Already-Noted Must-Reads:

  1. Michael Albertus and Victor Menaldo: Gaming Democracy: Elite Dominance during Transition and the Prospects for Redistribution: "Inequality and democracy are far more compatible empirically than social conflict theory predicts....

There is a relationship between democracy and redistribution only if elites are politically weak during a transition; for example, when there is revolutionary pressure. Redistribution is also greater if a democratic regime can avoid adopting and operating under a constitution written by outgoing elites and instead create a new constitution that redefines the political game. This finding holds across three different measures of redistribution and instrumental variables estimation. This article also documents the ways in which elites ‘bias’ democratic institutions...

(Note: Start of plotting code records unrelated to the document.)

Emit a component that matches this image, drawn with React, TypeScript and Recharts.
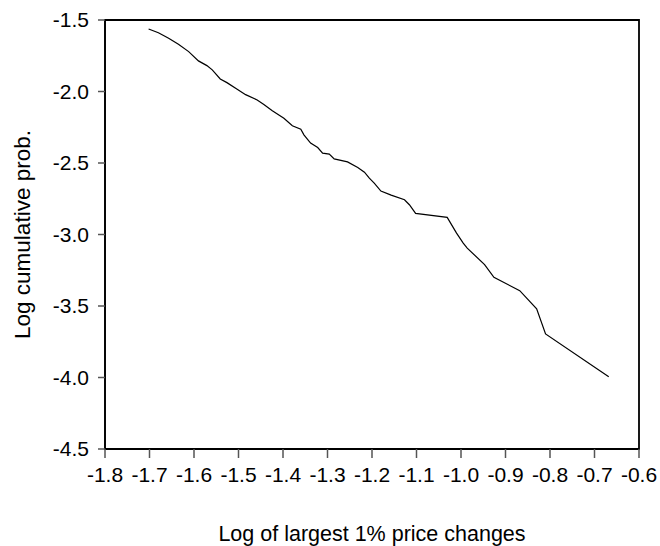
import React from 'react';
import { LineChart, Line, XAxis, YAxis, ReferenceArea } from 'recharts';

// log of the largest 1% price changes
const logChange = [
  -1.702, -1.68, -1.657, -1.635, -1.612, -1.59, -1.571, -1.559, -1.541, -1.526,
  -1.503, -1.484, -1.458, -1.443, -1.424, -1.398, -1.379, -1.36, -1.353, -1.338,
  -1.322, -1.311, -1.296, -1.285, -1.255, -1.232, -1.217, -1.206, -1.195, -1.18,
  -1.157, -1.127, -1.116, -1.102, -1.031, -1.01, -0.995, -0.986, -0.947, -0.926,
  -0.868, -0.83, -0.81, -0.668,
];

// log of the cumulative probability
const logProb = [
  -1.563, -1.589, -1.628, -1.67, -1.721, -1.786, -1.819, -1.849, -1.912, -1.938,
  -1.984, -2.022, -2.059, -2.091, -2.135, -2.187, -2.24, -2.263, -2.303, -2.361,
  -2.392, -2.431, -2.438, -2.471, -2.492, -2.531, -2.564, -2.606, -2.641, -2.696,
  -2.725, -2.757, -2.792, -2.852, -2.88, -2.99, -3.06, -3.095, -3.211, -3.3,
  -3.393, -3.52, -3.695, -3.995,
];

const xTicks = [-1.8, -1.7, -1.6, -1.5, -1.4, -1.3, -1.2, -1.1, -1.0, -0.9, -0.8, -0.7, -0.6];
const yTicks = [-4.5, -4.0, -3.5, -3.0, -2.5, -2.0, -1.5];

const data = logChange.map((x, i) => ({ x, y: logProb[i] }));

const family = '"Liberation Sans", Arial, sans-serif';
const tickFont = { fontFamily: family, fontSize: 21, fill: '#000' };

const App: React.FC = () => {
  return (
    <div style={{ position: 'absolute', left: 0, top: 0, width: 660, height: 546, background: '#fff' }}>
      <LineChart width={660} height={546} data={data} margin={{ top: 20, right: 21, bottom: 0, left: 0 }}>
        <XAxis
          dataKey="x"
          type="number"
          domain={[-1.8, -0.6]}
          ticks={xTicks}
          interval={0}
          tickFormatter={(v: number) => v.toFixed(1)}
          height={97}
          stroke="#000"
          strokeWidth={1.5}
          tickSize={9}
          tickMargin={9}
          tickLine={{ stroke: '#555' }}
          tick={tickFont}
          label={{
            value: 'Log of largest 1% price changes',
            position: 'insideBottom',
            offset: 5,
            style: { fontFamily: family, fontSize: 21.5, fill: '#000' },
          }}
        />
        <YAxis
          type="number"
          domain={[-4.5, -1.5]}
          ticks={yTicks}
          interval={0}
          tickFormatter={(v: number) => v.toFixed(1)}
          width={105}
          stroke="#000"
          strokeWidth={1.5}
          tickSize={7}
          tickMargin={9}
          tickLine={{ stroke: '#555' }}
          tick={tickFont}
          label={{
            value: 'Log cumulative prob.',
            angle: -90,
            position: 'insideLeft',
            offset: 22,
            style: { fontFamily: family, fontSize: 22.5, fill: '#000', textAnchor: 'middle' },
          }}
        />
        {/* box around the plot area */}
        <ReferenceArea x1={-1.8} x2={-0.6} y1={-4.5} y2={-1.5} stroke="#000" strokeWidth={1.8} fill="none" fillOpacity={0} ifOverflow="visible" />
        <Line dataKey="y" type="linear" stroke="#000" strokeWidth={1.2} dot={false} isAnimationActive={false} />
      </LineChart>
    </div>
  );
};

export default App;
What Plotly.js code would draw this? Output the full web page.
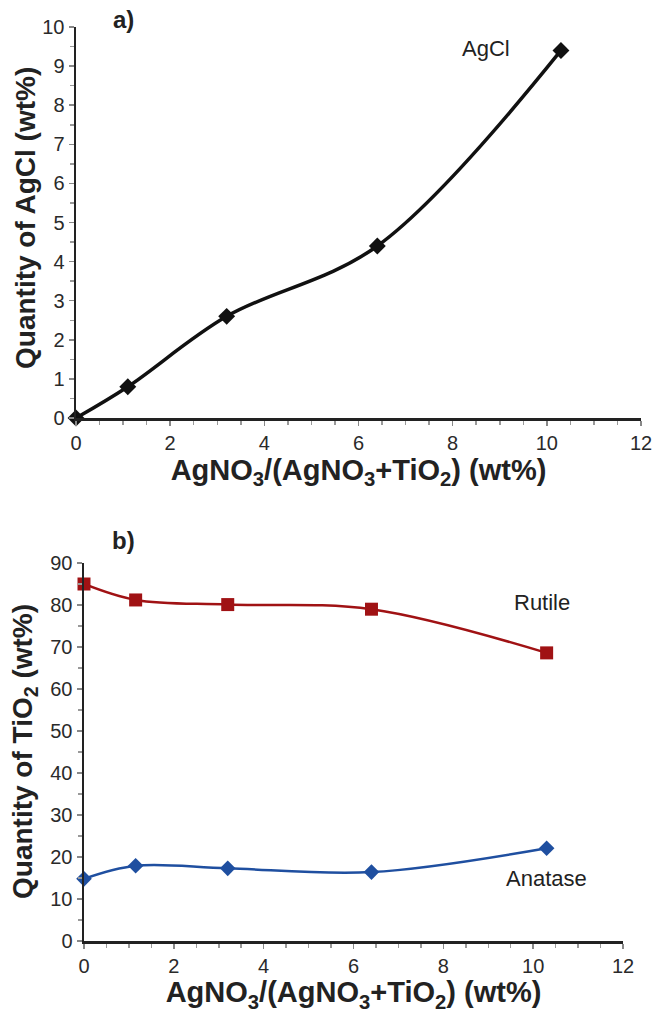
<!DOCTYPE html>
<html><head><meta charset="utf-8">
<script src="https://cdn.plot.ly/plotly-3.0.1.min.js"></script>
<style>body{margin:0;padding:0;background:#fff}#chart{width:654px;height:1013px}</style>
</head><body><div id="chart"></div>
<script>
// Panel a) AgCl
const agclX = [0, 1.1, 3.2, 6.4, 10.3];
const agclY = [0, 0.8, 2.6, 4.4, 9.4];
// Panel b) TiO2 phases
const tio2X = [0, 1.15, 3.2, 6.4, 10.3];
const rutileY = [85, 81.2, 80.1, 79, 68.6];
const anataseY = [14.8, 17.9, 17.3, 16.4, 22.1];

const FONT = '"Liberation Sans", Arial, sans-serif';
const tickFont = {family: FONT, size: 20, color: '#2a2a2a'};
const xTitleFont = {family: FONT, size: 29, color: '#222', weight: 'bold'};
const xTitle = '<b>AgNO<sub>3</sub>/(AgNO<sub>3</sub>+TiO<sub>2</sub>) (wt%)</b>';

function axisBase(extra) {
  return Object.assign({
    showline: true, linecolor: '#222', linewidth: 2.5, mirror: false,
    showgrid: false, zeroline: false,
    ticks: 'outside', ticklen: 5, tickwidth: 1.5, tickcolor: '#888',
    tickfont: tickFont, fixedrange: true
  }, extra);
}

const traces = [
  {x: agclX, y: agclY, xaxis: 'x', yaxis: 'y', mode: 'lines+markers',
   line: {color: '#111', width: 3.5, shape: 'spline', smoothing: 1},
   marker: {symbol: 'diamond', size: 13, color: '#111'}, name: 'AgCl', cliponaxis: false},
  {x: tio2X, y: rutileY, xaxis: 'x2', yaxis: 'y2', mode: 'lines+markers',
   line: {color: '#A01214', width: 2.5, shape: 'spline', smoothing: 1},
   marker: {symbol: 'square', size: 13, color: '#A01214'}, name: 'Rutile', cliponaxis: false},
  {x: tio2X, y: anataseY, xaxis: 'x2', yaxis: 'y2', mode: 'lines+markers',
   line: {color: '#1F4FA0', width: 2.5, shape: 'spline', smoothing: 1},
   marker: {symbol: 'diamond', size: 12, color: '#1F4FA0'}, name: 'Anatase', cliponaxis: false}
];

const layout = {
  width: 654, height: 1013,
  margin: {l: 0, r: 0, t: 0, b: 0},
  paper_bgcolor: '#fff', plot_bgcolor: '#fff',
  showlegend: false,
  xaxis: axisBase({domain: [76/654, 641/654], anchor: 'y', range: [0, 12], dtick: 2,
    minor: {dtick: 0.5, ticks: 'outside', ticklen: 4, tickcolor: '#999'},
    title: {text: xTitle, font: xTitleFont, standoff: 7}}),
  yaxis: axisBase({domain: [1 - 418/1013, 1 - 27/1013], anchor: 'x', range: [0, 10], dtick: 1,
    minor: {dtick: 0.5, ticks: 'outside', ticklen: 4, tickcolor: '#999'}}),
  xaxis2: axisBase({domain: [84/654, 623/654], anchor: 'y2', range: [0, 12], dtick: 2,
    minor: {dtick: 0.5, ticks: 'outside', ticklen: 4, tickcolor: '#999'},
    title: {text: xTitle, font: xTitleFont, standoff: 3}}),
  yaxis2: axisBase({domain: [1 - 941/1013, 1 - 563/1013], anchor: 'x2', range: [0, 90], dtick: 10,
    minor: {dtick: 5, ticks: 'outside', ticklen: 4, tickcolor: '#999'}}),
  annotations: [
    {text: '<b>Quantity of AgCl (wt%)</b>', xref: 'paper', yref: 'paper', x: 26/654, y: 1 - 218/1013,
     xanchor: 'center', yanchor: 'middle',
     textangle: -90, showarrow: false, font: {family: FONT, size: 28, color: '#222'}},
    {text: '<b>Quantity of TiO<sub>2</sub> (wt%)</b>', xref: 'paper', yref: 'paper', x: 24/654, y: 1 - 752/1013,
     xanchor: 'center', yanchor: 'middle',
     textangle: -90, showarrow: false, font: {family: FONT, size: 28, color: '#222'}},
    {text: '<b>a)</b>', xref: 'paper', yref: 'paper', x: 123/654, y: 1 - 20/1013, showarrow: false,
     xanchor: 'center', yanchor: 'middle', font: {family: FONT, size: 24, color: '#222'}},
    {text: '<b>b)</b>', xref: 'paper', yref: 'paper', x: 123/654, y: 1 - 540/1013, showarrow: false,
     xanchor: 'center', yanchor: 'middle', font: {family: FONT, size: 24, color: '#222'}},
    {text: 'AgCl', xref: 'x', yref: 'y', x: 8.7, y: 9.45, showarrow: false,
     font: {family: FONT, size: 22, color: '#222'}},
    {text: 'Rutile', xref: 'x2', yref: 'y2', x: 10.2, y: 80.6, showarrow: false,
     font: {family: FONT, size: 22, color: '#222'}},
    {text: 'Anatase', xref: 'x2', yref: 'y2', x: 10.3, y: 14.8, showarrow: false,
     font: {family: FONT, size: 22, color: '#222'}}
  ]
};

Plotly.newPlot('chart', traces, layout, {staticPlot: true, displayModeBar: false});
</script>
</body></html>
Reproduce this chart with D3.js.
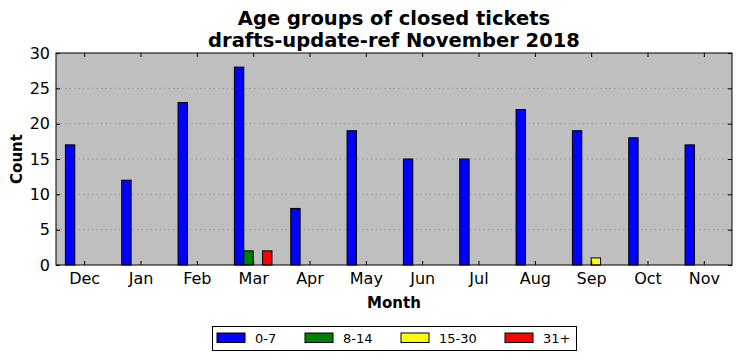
<!DOCTYPE html>
<html><head><meta charset="utf-8">
<script src="https://cdn.jsdelivr.net/npm/d3@7"></script>
<style>body{margin:0;background:#fff;} text{font-family:"DejaVu Sans",sans-serif;}</style>
</head><body><svg id="c" width="742" height="361"></svg>
<script>
const months = ["Dec","Jan","Feb","Mar","Apr","May","Jun","Jul","Aug","Sep","Oct","Nov"];
const seriesNames = ["0-7","8-14","15-30","31+"];
const seriesColors = ["#0000ff","#008000","#ffff00","#ff0000"];
const s0_7 = [17,12,23,28,8,19,15,15,22,19,18,17];
const s8_14 = [0,0,0,2,0,0,0,0,0,0,0,0];
const s15_30 = [0,0,0,0,0,0,0,0,0,1,0,0];
const s31p = [0,0,0,2,0,0,0,0,0,0,0,0];
const yTicks = [0,5,10,15,20,25,30];
const series = [s0_7,s8_14,s15_30,s31p];

const svg = d3.select("#c");
const L=56,R=732,T=53,B=265;
const x = d3.scaleLinear().domain([-0.5,11.5]).range([L,R]);
const y = d3.scaleLinear().domain([0,30]).range([B,T]);
const w = 1/6;

svg.append("rect").attr("x",L).attr("y",T).attr("width",R-L).attr("height",B-T).attr("fill","#bfbfbf");
svg.append("g").selectAll("line").data(yTicks.slice(1,-1)).join("line")
  .attr("x1",L).attr("x2",R).attr("y1",d=>y(d)).attr("y2",d=>y(d))
  .attr("stroke","#808080").attr("stroke-width",0.6).attr("stroke-dasharray","1.5,3");
series.forEach((s,k)=>{
  svg.append("g").selectAll("rect").data(s).join("rect")
    .attr("x",(d,i)=>x(i+(k-2)*w)).attr("width",x(w)-x(0))
    .attr("y",d=>y(d)).attr("height",d=>y(0)-y(d))
    .attr("fill",seriesColors[k]).attr("stroke","#000").attr("stroke-width",1);
});
svg.append("rect").attr("x",L).attr("y",T).attr("width",R-L).attr("height",B-T).attr("fill","none").attr("stroke","#000").attr("stroke-width",1);
const ax = svg.append("g").attr("transform",`translate(0,${B})`)
  .call(d3.axisBottom(x).tickValues(d3.range(12)).tickFormat(i=>months[i]).tickSizeInner(-4).tickSizeOuter(0).tickPadding(8));
ax.select(".domain").remove();
ax.selectAll("text").attr("font-size",16).attr("fill","#000");
const axt = svg.append("g").attr("transform",`translate(0,${T})`)
  .call(d3.axisTop(x).tickValues(d3.range(12)).tickFormat("").tickSizeInner(-4).tickSizeOuter(0));
axt.select(".domain").remove();
const ay = svg.append("g").attr("transform",`translate(${L},0)`)
  .call(d3.axisLeft(y).tickValues(yTicks).tickSizeInner(-4).tickSizeOuter(0).tickPadding(6));
ay.select(".domain").remove();
ay.selectAll("text").attr("font-size",16).attr("fill","#000");
const ayr = svg.append("g").attr("transform",`translate(${R},0)`)
  .call(d3.axisRight(y).tickValues(yTicks).tickFormat("").tickSizeInner(-4).tickSizeOuter(0));
ayr.select(".domain").remove();

svg.append("text").attr("x",(L+R)/2).attr("y",25).attr("text-anchor","middle").attr("font-size",19.5).attr("font-weight","bold").text("Age groups of closed tickets");
svg.append("text").attr("x",(L+R)/2).attr("y",47).attr("text-anchor","middle").attr("font-size",19.5).attr("font-weight","bold").text("drafts-update-ref November 2018");
svg.append("text").attr("x",(L+R)/2).attr("y",308).attr("text-anchor","middle").attr("font-size",15).attr("font-weight","bold").text("Month");
svg.append("text").attr("transform",`translate(22,${(T+B)/2}) rotate(-90)`).attr("text-anchor","middle").attr("font-size",15).attr("font-weight","bold").text("Count");

const lg = svg.append("g");
lg.append("rect").attr("x",212.5).attr("y",326.5).attr("width",364).attr("height",24).attr("fill","#fff").attr("stroke","#000");
const lx = [217,305,401,505];
seriesNames.forEach((n,k)=>{
  lg.append("rect").attr("x",lx[k]).attr("y",333).attr("width",28).attr("height",9.5).attr("fill",seriesColors[k]).attr("stroke","#000");
  lg.append("text").attr("x",lx[k]+38).attr("y",343).attr("font-size",13).text(n);
});
</script></body></html>
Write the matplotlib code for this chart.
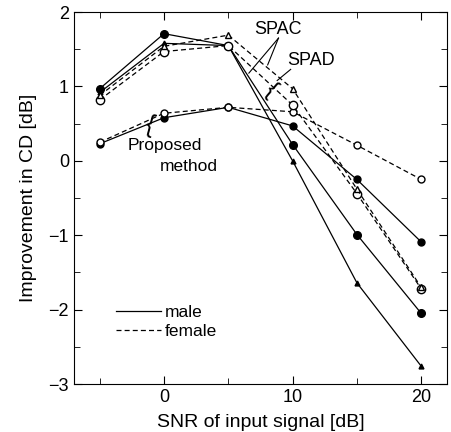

  1. Martin Wolf: Legitimate business unlocks growth: "If Narendra Modi, India’s prime minister, seeks an example of a democratically elected leader embarked on radical reform, he could look to Enrique Peña Nieto. True, the latter is president of a far-smaller country, and a richer one – Mexico’s average standard of living is double India’s.... Both need to generate market-oriented growth in economies that show a huge gulf between a high-productivity formal sector and a low-productivity informal one. Mr Peña Nieto has embarked on bold reforms. Is his the model to be followed?... For those who believe that opening up to trade is a guarantee of rapid growth, this is a sobering tale: the ratio of trade to GDP jumped from 39 per cent in 1990 to 65 per cent in 2011. Exports to the US rose sixfold under Nafta. Yet the economy underperformed.... While productivity rose at a compound rate of 5.8 per cent a year between 1999 and 2009 in companies employing more than 500 people, it rose at just 1 per cent a year in companies employing between 10 and 500 people, and fell at a rate of 6.5 per cent in companies employing fewer than 10...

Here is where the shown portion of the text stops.